◆ **Task to carry out**
Pull out every line from the listing that has the word "this".

◆ **Given data**

+---+

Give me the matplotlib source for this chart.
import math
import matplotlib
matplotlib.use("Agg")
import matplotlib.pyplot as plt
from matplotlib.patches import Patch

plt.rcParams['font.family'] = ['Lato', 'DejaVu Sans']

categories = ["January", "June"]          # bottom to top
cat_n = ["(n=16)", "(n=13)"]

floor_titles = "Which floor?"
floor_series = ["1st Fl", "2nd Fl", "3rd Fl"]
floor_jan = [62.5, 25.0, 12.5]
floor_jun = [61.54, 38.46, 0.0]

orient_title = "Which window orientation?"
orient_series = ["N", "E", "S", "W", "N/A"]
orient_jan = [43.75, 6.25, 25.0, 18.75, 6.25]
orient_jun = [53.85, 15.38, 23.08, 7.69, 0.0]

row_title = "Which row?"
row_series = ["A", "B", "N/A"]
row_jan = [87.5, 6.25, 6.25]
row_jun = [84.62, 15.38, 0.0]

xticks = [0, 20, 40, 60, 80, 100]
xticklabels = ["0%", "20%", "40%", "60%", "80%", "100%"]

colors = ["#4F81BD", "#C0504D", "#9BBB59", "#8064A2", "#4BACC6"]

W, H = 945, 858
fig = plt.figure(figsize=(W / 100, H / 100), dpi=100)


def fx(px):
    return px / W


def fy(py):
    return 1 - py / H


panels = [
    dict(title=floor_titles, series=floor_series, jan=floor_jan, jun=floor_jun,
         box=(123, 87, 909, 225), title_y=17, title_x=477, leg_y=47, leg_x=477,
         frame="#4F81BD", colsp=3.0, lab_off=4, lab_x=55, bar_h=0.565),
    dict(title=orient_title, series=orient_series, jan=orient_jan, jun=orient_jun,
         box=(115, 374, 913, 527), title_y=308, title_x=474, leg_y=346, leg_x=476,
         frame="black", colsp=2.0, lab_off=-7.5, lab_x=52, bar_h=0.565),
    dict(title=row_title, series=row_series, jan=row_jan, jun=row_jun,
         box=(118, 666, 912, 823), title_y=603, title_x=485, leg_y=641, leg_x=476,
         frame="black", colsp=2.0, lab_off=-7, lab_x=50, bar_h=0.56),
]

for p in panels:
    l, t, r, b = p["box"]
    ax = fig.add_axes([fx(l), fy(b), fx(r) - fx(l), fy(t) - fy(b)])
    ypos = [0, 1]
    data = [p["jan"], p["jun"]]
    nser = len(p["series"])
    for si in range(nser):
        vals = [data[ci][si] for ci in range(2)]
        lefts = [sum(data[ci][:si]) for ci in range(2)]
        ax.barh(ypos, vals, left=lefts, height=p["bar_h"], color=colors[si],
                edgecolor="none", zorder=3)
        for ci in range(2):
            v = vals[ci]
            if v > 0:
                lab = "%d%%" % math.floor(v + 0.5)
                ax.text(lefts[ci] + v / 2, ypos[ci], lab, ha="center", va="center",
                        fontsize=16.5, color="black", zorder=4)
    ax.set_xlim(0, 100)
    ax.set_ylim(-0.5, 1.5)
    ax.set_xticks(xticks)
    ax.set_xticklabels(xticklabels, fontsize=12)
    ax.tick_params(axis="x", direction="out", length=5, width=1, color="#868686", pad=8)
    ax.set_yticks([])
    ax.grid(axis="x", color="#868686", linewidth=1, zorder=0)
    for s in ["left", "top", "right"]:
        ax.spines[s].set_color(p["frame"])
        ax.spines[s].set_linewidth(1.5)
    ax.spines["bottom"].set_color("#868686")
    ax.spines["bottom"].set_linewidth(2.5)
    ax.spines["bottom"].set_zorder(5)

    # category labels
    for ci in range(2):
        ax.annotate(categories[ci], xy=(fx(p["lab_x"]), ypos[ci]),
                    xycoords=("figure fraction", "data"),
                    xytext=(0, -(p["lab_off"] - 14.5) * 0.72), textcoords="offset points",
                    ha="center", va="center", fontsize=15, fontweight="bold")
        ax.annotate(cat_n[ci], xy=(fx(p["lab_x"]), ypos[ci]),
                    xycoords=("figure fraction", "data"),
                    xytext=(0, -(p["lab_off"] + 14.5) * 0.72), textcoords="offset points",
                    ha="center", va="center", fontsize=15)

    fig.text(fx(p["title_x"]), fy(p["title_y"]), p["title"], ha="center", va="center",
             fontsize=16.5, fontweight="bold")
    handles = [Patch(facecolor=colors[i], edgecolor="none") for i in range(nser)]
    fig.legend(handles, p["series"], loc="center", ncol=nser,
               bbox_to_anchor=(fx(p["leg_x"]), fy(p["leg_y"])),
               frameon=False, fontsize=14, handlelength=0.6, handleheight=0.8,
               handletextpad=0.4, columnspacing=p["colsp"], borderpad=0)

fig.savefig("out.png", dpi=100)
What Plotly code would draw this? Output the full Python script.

+---+

◆ **Exercise response**
Give me the matplotlib source for this chart.
What Plotly code would draw this? Output the full Python script.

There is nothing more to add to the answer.